Nonostante tali indicazioni, la Corte bolognese ha confermato l’amministrazione di sostegno motivando la decisione sulla base della fragilità della persona beneficiaria della misura anche se capace di svolgere autonomamente attività lavorativa e di curare gli aspetti di vita ordinaria, confermando tuttavia l’incapacità di seguire da sola le complesse operazioni di gestione del proprio patrimonio.
A causa dell’indisponibilità dell’interessata e dell’assenza di soggetti in grado di supportarla, oltre che per la particolare entità del patrimonio da gestire, occorreva nel caso di specie necessariamente ricorrere alla figura dell’amministratore di sostegno.
SOLUZIONE DELLA CASSAZIONE E PERCORSO ARGOMENTATIVO
Con il secondo intervento della Cassazione la donna ottiene ragione. Le esigenze di sostegno per la conduzione e gestione di determinate incombenze patrimoniali possono essere attuate anche con strumenti diversi come, ad esempio, con la nomina di un curatore speciale ex art 78 c.p.c. per la gestione dei beni in comunione.
Priva di fondamento la decisione di ricorrere all’amministrazione di sostegno solo per la condotta non collaborativa della ricorrente e il suo rifiuto preconcetto di sottoporsi alle visite prescritte, poiché non sono indice di una condizione di salute tale da rendere necessaria la nomina contestata. Ne si può giustificare con l’assenza o indisponibilità di soggetti, come il marito, in grado di supportarla, soprattutto perché gli stessi giudici non hanno negato la sua capacità di svolgere la sua professione e di essere autonoma a livello personale.

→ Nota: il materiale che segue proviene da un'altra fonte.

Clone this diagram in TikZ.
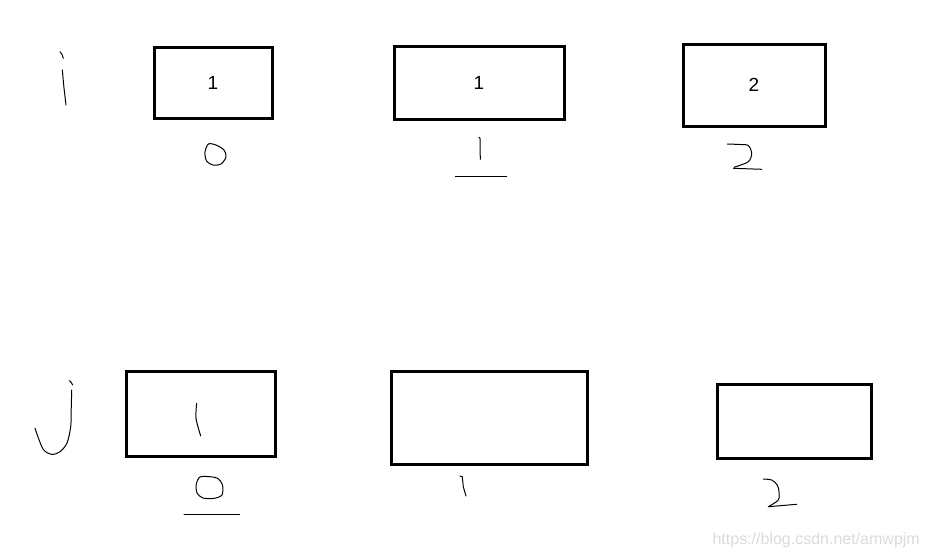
\documentclass[tikz,border=0pt]{standalone}
\usepackage{fontspec}
\setmainfont{Liberation Sans}
\begin{document}
\begin{tikzpicture}[x=1pt,y=-1pt,
  cell/.style={draw=black,line width=3pt,rectangle,inner sep=0pt,font=\fontsize{19}{21}\selectfont},
  hand/.style={draw=black,line width=1pt,line cap=round,line join=round},
  wmark/.style={font=\fontsize{16}{18}\selectfont,text=black!14}]
\useasboundingbox[fill=white] (0,0) rectangle (930,558);
% top row (i)
\node[cell,minimum width=118pt,minimum height=71pt] (a0) at (213,82.5) {1};
\node[cell,minimum width=170pt,minimum height=72.5pt] (a1) at (479,82.75) {1};
\node[cell,minimum width=142pt,minimum height=82pt] (a2) at (754,85) {2};
% bottom row (j)
\node[cell,minimum width=148.5pt,minimum height=84.5pt] (b0) at (200.75,413.75) {};
\node[cell,minimum width=196pt,minimum height=92.5pt] (b1) at (489.5,417.75) {};
\node[cell,minimum width=154pt,minimum height=74.5pt] (b2) at (794,421.25) {};
% handwritten i
\draw[hand] (60,51.7) -- (62.3,55) -- (63.3,58.3);
\draw[hand] (62.3,70) -- (64,88) -- (66,105);
% handwritten 0 under a0
\draw[hand] plot[smooth cycle] coordinates {(208.5,144) (216,145) (224,150) (226,157) (221,164) (213,165) (206.5,161) (205,152)};
% handwritten 1 under a1 with underline
\draw[hand] (479,137.3) -- (480,138.3) -- (480.3,159.3);
\draw[hand] (455.3,176) -- (506.7,176);
% handwritten 2 under a2
\draw[hand] plot[smooth] coordinates {(727.3,144) (740,144.5) (748.3,145.5) (751.7,153.3) (748.3,161.7) (734,167.3)};
\draw[hand] (733.5,168.3) -- (761.7,169.3);
% handwritten j
\draw[hand] (69.3,380.7) -- (71,382) -- (72.7,385);
\draw[hand] plot[smooth] coordinates {(71.7,390) (71.2,410) (70.7,426.7) (67,443) (60,451.7) (51.7,454.3) (43,449) (35,428.3)};
% handwritten 1 in b0
\draw[hand] plot[smooth] coordinates {(196.7,403.3) (196,418.3) (200.7,436)};
% handwritten 0 under b0 with underline
\draw[hand] plot[smooth cycle] coordinates {(200,477) (210,476.7) (218,478.5) (222.5,485) (222,495) (214,498.3) (203,498) (197,493) (196.3,484)};
\draw[hand] (184,514) -- (239.7,514);
% handwritten 1 under b1
\draw[hand] (460,476) -- (462.3,476.7) -- (463.3,486.7) -- (466,496);
% handwritten 2 under b2
\draw[hand] plot[smooth] coordinates {(763.3,479) (771.7,480) (777.3,485) (779,491.7) (778.3,500) (768.3,506.7)};
\draw[hand] plot[smooth] coordinates {(768.3,506.7) (780,505.7) (796.7,504.3)};
% watermark
\node[wmark,anchor=east,inner sep=0pt] (wm) at (920,540) {https://blog.csdn.net/amwpjm};
\end{tikzpicture}
\end{document}
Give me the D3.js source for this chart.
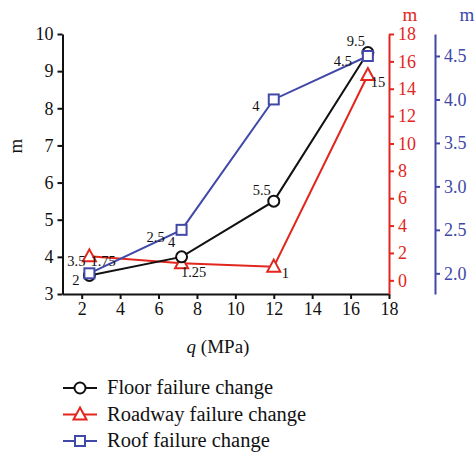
<!DOCTYPE html>
<html><head><meta charset="utf-8">
<script src="https://cdn.jsdelivr.net/npm/d3@7"></script>
<style>body{margin:0;background:#fff}svg{display:block}</style>
</head><body><svg id="c" width="476" height="453"></svg>
<script>
const qValues = [2.4, 7.2, 12, 16.9];
const floorValues = [3.5, 4, 5.5, 9.5];
const roadwayValues = [1.75, 1.25, 1, 15];
const roofValues = [2, 2.5, 4, 4.5];
const xTicks = [2,4,6,8,10,12,14,16,18];
const leftTicks = [3,4,5,6,7,8,9,10];
const redTicks = [0,2,4,6,8,10,12,14,16,18];
const blueTicks = [2.0,2.5,3.0,3.5,4.0,4.5];
const seriesNames = ["Floor failure change","Roadway failure change","Roof failure change"];

const FONT = "'Liberation Serif', 'DejaVu Serif', serif";
const RED = "#e2261d", BLUE = "#4048a8", BLACK = "#111";
const svg = d3.select("#c").attr("font-family", FONT);
const x = d3.scaleLinear().domain([1,18]).range([62.5,389]);
const yL = d3.scaleLinear().domain([3,10]).range([294,34]);
const yR = d3.scaleLinear().domain([-1,18]).range([294,34]);
const yB = d3.scaleLinear().domain([1.762,4.753]).range([294,34]);

function styleAxis(g, color, fs){
  g.attr("font-family", FONT).attr("font-size", fs);
  g.selectAll("path").attr("stroke",color).attr("stroke-width",2);
  g.selectAll("line").attr("stroke",color).attr("stroke-width",2);
  g.selectAll("text").attr("fill",color).attr("font-size",fs).attr("font-family",FONT);
}
const gx = svg.append("g").attr("transform","translate(0,294)")
  .call(d3.axisBottom(x).tickValues(xTicks).tickFormat(d3.format("d")).tickSize(5).tickSizeOuter(0).tickPadding(3));
styleAxis(gx, BLACK, 18);
const gl = svg.append("g").attr("transform","translate(62.5,0)")
  .call(d3.axisLeft(yL).tickValues(leftTicks).tickFormat(d3.format("d")).tickSize(5).tickSizeOuter(0).tickPadding(4));
styleAxis(gl, BLACK, 18);
const gr = svg.append("g").attr("transform","translate(389,0)")
  .call(d3.axisRight(yR).tickValues(redTicks).tickFormat(d3.format("d")).tickSize(5).tickSizeOuter(0).tickPadding(4));
styleAxis(gr, RED, 18);
const gb = svg.append("g").attr("transform","translate(435,0)")
  .call(d3.axisRight(yB).tickValues(blueTicks).tickFormat(d3.format(".1f")).tickSize(5).tickSizeOuter(0).tickPadding(4));
styleAxis(gb, BLUE, 18);

svg.append("text").attr("transform","translate(22,146) rotate(-90)").attr("text-anchor","middle").attr("font-size",19).attr("fill",BLACK).text("m");
svg.append("text").attr("x",410).attr("y",21).attr("text-anchor","middle").attr("font-size",19).attr("fill",RED).text("m");
svg.append("text").attr("x",467).attr("y",21).attr("text-anchor","middle").attr("font-size",19).attr("fill",BLUE).text("m");
const xl = svg.append("text").attr("x",218).attr("y",353).attr("text-anchor","middle").attr("font-size",19).attr("fill",BLACK);
xl.append("tspan").attr("font-style","italic").text("q");
xl.append("tspan").text(" (MPa)");

const series = [
  {vals: floorValues, y: yL, color: BLACK, shape: "circle"},
  {vals: roadwayValues, y: yR, color: RED, shape: "triangle"},
  {vals: roofValues, y: yB, color: BLUE, shape: "square"}
];
function marker(g, shape, color, cx, cy){
  if(shape==="circle") g.append("circle").attr("cx",cx).attr("cy",cy).attr("r",5.5).attr("fill","#fff").attr("stroke",color).attr("stroke-width",2);
  else if(shape==="square") g.append("rect").attr("x",cx-5).attr("y",cy-5).attr("width",10).attr("height",10).attr("fill","#fff").attr("stroke",color).attr("stroke-width",2);
  else g.append("path").attr("d",`M${cx},${cy-7}L${cx+6.5},${cy+5}L${cx-6.5},${cy+5}Z`).attr("fill","#fff").attr("stroke",color).attr("stroke-width",2);
}
[series[1], series[0], series[2]].forEach(s=>{
  const g = svg.append("g");
  g.append("path").datum(s.vals).attr("fill","none").attr("stroke",s.color).attr("stroke-width",2)
    .attr("d", d3.line().x((d,i)=>x(qValues[i])).y(d=>s.y(d)));
  s.vals.forEach((v,i)=>marker(g, s.shape, s.color, x(qValues[i]), s.y(v)));
});

const lab = svg.append("g").attr("font-size",14.5).attr("fill",BLACK);
function L(txt, px, py, dx, dy, anchor){
  lab.append("text").attr("x",px+dx).attr("y",py+dy).attr("text-anchor",anchor||"middle").text(txt);
}
L(floorValues[0], x(qValues[0]), yL(floorValues[0]), -4, -9, "end");
L(floorValues[1], x(qValues[1]), yL(floorValues[1]), -10, -10, "middle");
L(floorValues[2], x(qValues[2]), yL(floorValues[2]), -12, -6, "middle");
L(floorValues[3], x(qValues[3]), yL(floorValues[3]), -12, -7, "middle");
L(roadwayValues[0], x(qValues[0]), yR(roadwayValues[0]), 1, 10, "start");
L(roadwayValues[1], x(qValues[1]), yR(roadwayValues[1]), 12, 14, "middle");
L(roadwayValues[2], x(qValues[2]), yR(roadwayValues[2]), 8, 11, "start");
L(roadwayValues[3], x(qValues[3]), yR(roadwayValues[3]), 3, 12, "start");
L(roofValues[0], x(qValues[0]), yB(roofValues[0]), -10, 12, "end");
L(roofValues[1], x(qValues[1]), yB(roofValues[1]), -26, 12, "middle");
L(roofValues[2], x(qValues[2]), yB(roofValues[2]), -18, 12, "middle");
L(roofValues[3], x(qValues[3]), yB(roofValues[3]), -25, 10, "middle");

const leg = svg.append("g");
series.forEach((s,i)=>{
  const yy = 388 + i*26.5;
  leg.append("line").attr("x1",63).attr("x2",97).attr("y1",yy).attr("y2",yy).attr("stroke",s.color).attr("stroke-width",2);
  marker(leg, s.shape, s.color, 80, yy);
  leg.append("text").attr("x",107).attr("y",yy+6).attr("font-size",20.5).attr("fill",BLACK).text(seriesNames[i]);
});
</script></body></html>
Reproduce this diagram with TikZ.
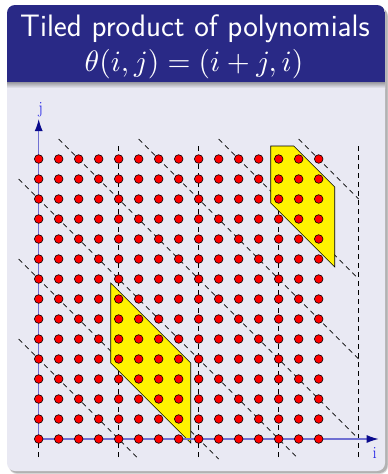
\documentclass[tikz,border=0pt]{standalone}
\usepackage{fontspec}
\usetikzlibrary{arrows.meta}
\definecolor{titlebg}{RGB}{41,41,134}
\definecolor{bodybg}{RGB}{233,233,243}
\definecolor{axiscol}{RGB}{112,112,210}
\definecolor{tipcol}{RGB}{10,10,140}
\definecolor{labcol}{RGB}{30,30,230}
\begin{document}
\begin{tikzpicture}[x=1pt,y=-1pt,
  dot/.style={fill=red,draw=black,line width=0.6pt},
  tile/.style={fill=yellow,draw=black,line width=0.6pt},
  guide/.style={draw=black,line width=0.7pt,dash pattern=on 5pt off 4pt},
  axis/.style={draw=axiscol,line width=1.3pt,-{Latex[length=12pt,width=8pt,color=tipcol]}},
  lab/.style={text=labcol,font=\fontsize{17}{19}\selectfont,inner sep=0pt}]
\useasboundingbox (0,0) rectangle (388,474);
\fill[white] (0,0) rectangle (388,474);
% shadow
\fill[black!15, rounded corners=8pt] (9,8) rectangle (388,474);
\fill[black!30, rounded corners=8pt] (9,8) rectangle (387.5,473);
% body
\fill[bodybg, rounded corners=8pt] (7,5) rectangle (385,471);
\begin{scope}
  \clip[rounded corners=8pt] (7,5) rectangle (385,471);
  \fill[titlebg] (7,5) rectangle (385,82);
  \shade[top color=black!35!bodybg, bottom color=bodybg] (7,82) rectangle (385,88);
\end{scope}
% title
\node[anchor=base, text=white, font=\sffamily\fontsize{31}{36}\selectfont, inner sep=0pt] (title1) at (195,36) {Tiled product of polynomials};
\node[anchor=base, text=white, inner sep=0pt] (title2) at (194,71) {\scalebox{2.95}{$\theta(i,j)=(i+j,i)$}};
% grid
\begin{scope}[shift={(38.7,439)},x=20pt,y=20pt]
  % vertical guides
  \foreach \k in {0,4,8,12,16} \draw[guide] (\k,-0.9) -- (\k,14.8);
  % diagonal guides
  \draw[guide] (-1,5) -- (5,-1);
  \draw[guide] (-1,9) -- (9,-1);
  \draw[guide] (-1,13) -- (13,-1);
  \draw[guide] (1,15) -- (16,0);
  \draw[guide] (5,15) -- (16,4);
  \draw[guide] (9,15) -- (16,8);
  \draw[guide] (13,15) -- (16,12);
  % tiles
  \draw[tile] (3.6,7.8) -- (3.6,3.8) -- (7.6,-0.2) -- (7.6,3.8) -- cycle;
  \draw[tile] (11.6,11.8) -- (11.6,14.65) -- (12.75,14.65) -- (14.8,12.6) -- (14.8,8.6) -- cycle;
  % axes
  \coordinate (O) at (0,0);
  \coordinate (Iend) at (17,0);
  \coordinate (Jend) at (0,16);
  \draw[axis] (O) -- (Iend);
  \draw[axis] (O) -- (Jend);
  \node[lab] (ilab) at (16.8,-0.7) {i};
  \node[lab] (jlab) at (0.1,16.45) {j};
  % dots
  \foreach \i in {0,...,14}
    \foreach \j in {0,...,14}
      \draw[dot] (\i,\j) circle (0.215);
\end{scope}
\end{tikzpicture}
\end{document}
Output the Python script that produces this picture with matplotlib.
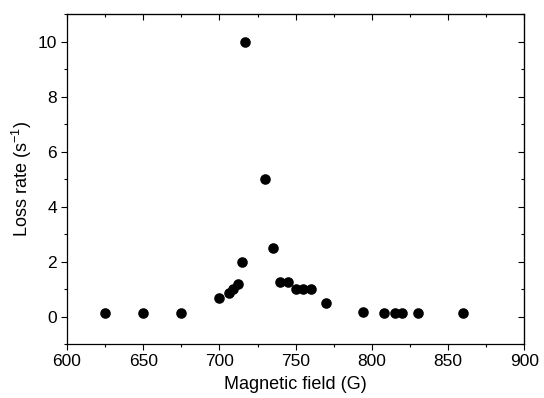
import matplotlib

matplotlib.use("Agg")
import matplotlib.pyplot as plt
from matplotlib.ticker import MultipleLocator

# Loss rate vs magnetic field
field = [625, 650, 675, 700, 706, 709, 712, 715, 717, 730, 735,
         740, 745, 750, 755, 760, 770, 794, 808, 815, 820, 830, 860]
loss = [0.12, 0.12, 0.15, 0.68, 0.87, 1.02, 1.2, 2.0, 10.0, 5.0, 2.5,
        1.28, 1.28, 1.0, 1.0, 1.0, 0.5, 0.17, 0.12, 0.12, 0.12, 0.12, 0.12]

plt.rcParams["font.family"] = ["Liberation Sans", "DejaVu Sans"]
plt.rcParams["mathtext.fontset"] = "custom"
plt.rcParams["mathtext.rm"] = "Liberation Sans"

fig = plt.figure(figsize=(5.44, 3.98), dpi=100)
ax = fig.add_axes([0.123, 0.135, 0.841, 0.829])

ax.scatter(field, loss, s=58, color="black", zorder=3, linewidths=0)

ax.set_xlim(600, 900)
ax.set_ylim(-1, 11)
ax.xaxis.set_major_locator(MultipleLocator(50))
ax.xaxis.set_minor_locator(MultipleLocator(25))
ax.yaxis.set_major_locator(MultipleLocator(2))
ax.yaxis.set_minor_locator(MultipleLocator(1))

for spine in ax.spines.values():
    spine.set_linewidth(0.9)

# outward ticks on left/bottom, inward mirror ticks on right/top
ax.tick_params(which="both", direction="out", width=0.8, labelsize=12.5, pad=3)
ax.tick_params(which="major", length=4)
ax.tick_params(which="minor", length=2.5)

axr = ax.secondary_yaxis("right")
axr.yaxis.set_major_locator(MultipleLocator(2))
axr.yaxis.set_minor_locator(MultipleLocator(1))
axr.tick_params(which="both", direction="in", labelright=False, width=0.8)
axr.tick_params(which="major", length=4)
axr.tick_params(which="minor", length=2.5)

axt = ax.secondary_xaxis("top")
axt.xaxis.set_major_locator(MultipleLocator(50))
axt.xaxis.set_minor_locator(MultipleLocator(25))
axt.tick_params(which="both", direction="in", labeltop=False, width=0.8)
axt.tick_params(which="major", length=4)
axt.tick_params(which="minor", length=2.5)

ax.set_xlabel("Magnetic field (G)", fontsize=13, labelpad=5)
ax.set_ylabel(r"Loss rate (s$^{\mathregular{-1}}$)", fontsize=13, labelpad=3)

fig.savefig("out.png", dpi=100)
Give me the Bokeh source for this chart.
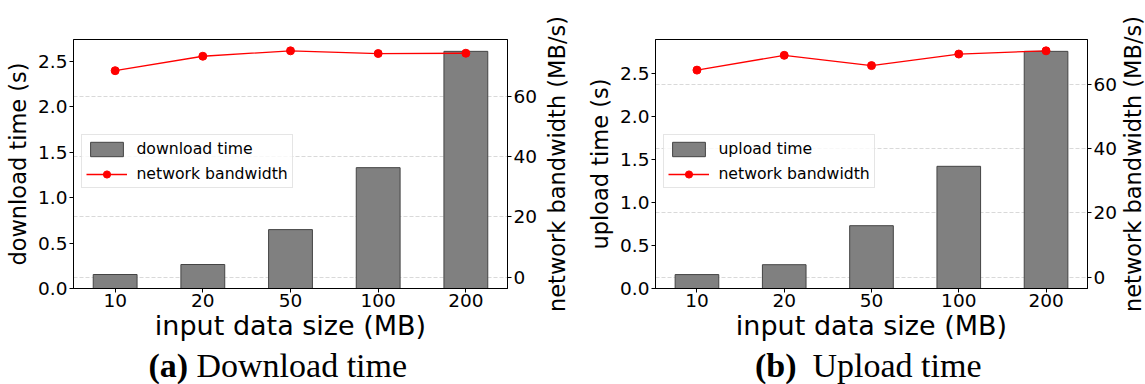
import math
from bokeh.plotting import figure
from bokeh.layouts import row, column
from bokeh.models import (Range1d, LinearAxis, FixedTicker, PrintfTickFormatter,
                          Grid, Legend, LegendItem)
from bokeh.core.properties import value
from bokeh.embed import file_html
from bokeh.resources import INLINE

# ---- data ----
sizes = ["10", "20", "50", "100", "200"]
download_time = [0.154, 0.264, 0.648, 1.33, 2.61]
download_bw = [68.6, 73.4, 75.2, 74.3, 74.4]
upload_time = [0.162, 0.277, 0.731, 1.422, 2.76]
upload_bw = [64.4, 69.0, 65.8, 69.4, 70.4]
time_ticks = [0.0, 0.5, 1.0, 1.5, 2.0, 2.5]
bw_ticks = [0, 20, 40, 60]
captions_tag = ["(a)", "(b)"]
captions_text = ["Download time", "Upload time"]
bw_label = "network bandwidth (MB/s)"

SANS = "DejaVu Sans"
SERIF = "Liberation Serif"
MAIN_H = 346
BT, BB = 39, 58


def style_axis(ax):
    ax.axis_line_color = "black"
    ax.axis_line_width = 1
    ax.major_tick_line_color = "black"
    ax.major_tick_in = 0
    ax.major_tick_out = 4
    ax.minor_tick_line_color = None
    ax.major_label_text_font = SANS
    ax.major_label_text_font_size = "18.5px"
    ax.major_label_text_color = "black"
    ax.major_label_standoff = 2
    ax.axis_label_text_font = SANS
    ax.axis_label_text_font_style = "normal"
    ax.axis_label_text_color = "black"


def blank(width, height):
    f = figure(width=width, height=height, output_backend="svg", toolbar_location=None,
               x_range=Range1d(0, width), y_range=Range1d(0, height),
               x_axis_type=None, y_axis_type=None, title_location=None,
               min_border=0, min_border_left=0, min_border_right=0,
               min_border_top=0, min_border_bottom=0)
    f.grid.visible = False
    f.outline_line_color = None
    f.background_fill_color = "white"
    f.border_fill_color = "white"
    return f


def make_panel(times, bws, time_label, width, bl, br):
    xs = list(range(len(sizes)))
    bar_w = 0.5
    span = (len(sizes) - 1) + bar_w
    x0 = -bar_w / 2 - 0.05 * span
    x1 = (len(sizes) - 1) + bar_w / 2 + 0.05 * span
    p = figure(width=width, height=MAIN_H, output_backend="svg", toolbar_location=None,
               x_range=Range1d(x0, x1), y_range=Range1d(0, 1.05 * max(times)),
               min_border_left=bl, min_border_right=br, min_border_top=BT,
               min_border_bottom=BB)
    p.extra_y_ranges = {"bw": Range1d(-0.05 * max(bws), 1.05 * max(bws))}
    p.xgrid.visible = False
    p.ygrid.visible = False
    p.outline_line_color = "black"
    p.outline_line_width = 1
    p.background_fill_color = "white"
    p.border_fill_color = "white"

    grid = Grid(dimension=1, ticker=FixedTicker(ticks=bw_ticks), y_range_name="bw",
                grid_line_color="#d9d9d9", grid_line_dash="4 2", grid_line_width=1)
    p.add_layout(grid)

    bars = p.vbar(x=xs, top=times, bottom=0, width=bar_w, fill_color="#808080",
                  line_color="#444444", line_width=1)
    ln = p.line(xs, bws, y_range_name="bw", line_color="#ff0000", line_width=1.3)
    pts = p.scatter(xs, bws, y_range_name="bw", size=8, fill_color="#ff0000",
                    line_color="#ff0000")

    xa = p.xaxis[0]
    style_axis(xa)
    xa.ticker = FixedTicker(ticks=xs)
    xa.major_label_overrides = {i: s for i, s in enumerate(sizes)}
    xa.major_label_standoff = 1
    xa.axis_label = "input data size (MB)"
    xa.axis_label_text_font_size = "27px"
    xa.axis_label_standoff = 0

    ya = p.yaxis[0]
    style_axis(ya)
    ya.ticker = FixedTicker(ticks=time_ticks)
    ya.formatter = PrintfTickFormatter(format="%.1f")
    ya.axis_label = time_label
    ya.axis_label_text_font_size = "22.5px"
    ya.axis_label_standoff = 4

    ra = LinearAxis(y_range_name="bw", ticker=FixedTicker(ticks=bw_ticks))
    style_axis(ra)
    ra.major_label_standoff = 2
    p.add_layout(ra, "right")

    legend = Legend(items=[LegendItem(label=time_label.replace(" (s)", ""), renderers=[bars]),
                           LegendItem(label="network bandwidth", renderers=[ln, pts])],
                    location=(8.4, 99.7), margin=0, padding=4, spacing=6,
                    glyph_width=41, glyph_height=18, label_height=18, label_standoff=9,
                    label_text_font=SANS, label_text_font_size="15.7px",
                    label_text_color="black",
                    border_line_color="#cccccc", border_line_width=1,
                    background_fill_color="white", background_fill_alpha=0.8)
    p.add_layout(legend)
    return p


def side_label(width, bl):
    # thin plot whose left-axis label carries the right-hand axis title
    s = figure(width=width, height=MAIN_H, output_backend="svg", toolbar_location=None,
               x_range=Range1d(0, 1), y_range=Range1d(0, 1), x_axis_type=None,
               title_location=None, min_border_left=bl, min_border_right=0,
               min_border_top=BT, min_border_bottom=BB)
    s.grid.visible = False
    s.outline_line_color = None
    s.background_fill_color = "white"
    s.border_fill_color = "white"
    ax = s.yaxis[0]
    ax.ticker = FixedTicker(ticks=[])
    ax.axis_line_color = None
    ax.major_tick_in = 0
    ax.major_tick_out = 0
    ax.minor_tick_in = 0
    ax.minor_tick_out = 0
    ax.major_tick_line_color = None
    ax.minor_tick_line_color = None
    ax.major_label_standoff = 0
    ax.axis_label = bw_label
    ax.axis_label_standoff = 0
    ax.axis_label_text_font = SANS
    ax.axis_label_text_font_style = "normal"
    ax.axis_label_text_font_size = "22.5px"
    ax.axis_label_text_color = "black"
    return s


p1 = make_panel(download_time, download_bw, "download time (s)", 540, 73, 31)
s1 = side_label(40, 26)
p2 = make_panel(upload_time, upload_bw, "upload time (s)", 540, 75, 30)
s2 = side_label(25, 24)

# caption strip below both panels (pixel coordinate space)
cap = blank(1145, 384 - MAIN_H)
tag_x = [148, 754.5]
text_x = [196, 812]
mid_y = [18.8, 18.8]
cap.text(x=tag_x, y=mid_y, text=captions_tag, text_font=value(SERIF),
         text_font_style="bold", text_font_size="34px", text_align="left",
         text_baseline="middle", text_color="black")
cap.text(x=text_x, y=mid_y, text=captions_text, text_font=value(SERIF),
         text_font_size="34px", text_align="left", text_baseline="middle",
         text_color="black")

layout = column(row(p1, s1, p2, s2), cap)
open("out.html", "w").write(file_html(layout, INLINE))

La vita che può apparire inconsueta agli occhi degli altri può essere semplicemente manifestazione di asprezza caratteriale.
La Corte di Cassazione ribadisce pertanto che Il ricorso all’amministrazione di sostegno risponde a specifiche finalità individuate dal legislatore, e non può rappresentare uno strumento per risolvere conflitti familiari riguardanti la gestione di beni ereditari per i quali esistono appositi rimedi previsti dall’ordinamento.
QUESTIONI
Già da qualche tempo la giurisprudenza di merito e di legittimità sembrano orientate nel dare rilievo alla volontà del soggetto che si oppone all’amministrazione di sostegno privilegiando il rispetto dell’autodeterminazione della persona interessata.
Il caso esaminato dalla Cassazione 31 dicembre 2020, n. 29981 riguardava una donna fragile e Il sostegno si sarebbe reso necessario per gestire le sue disponibilità economiche, rappresentate dalla titolarità di più trattamenti pensionistici, da depositi bancari e da proprietà immobiliari.
La Cassazione ha ritenuto errata e ingiustificata l’applicazione della misura dell’amministrazione di sostegno quando l’esigenza di protezione della persona capace ma in stato di fragilità, sia già assicurata da una rete familiare organizzata e funzionale, soprattutto se il soggetto si oppone all’attivazione in modo motivato.
Nel caso all’odierno esame la Cassazione è andata oltre ritenendo superflua la misura di sostegno anche in assenza di parenti con funzioni vicarianti.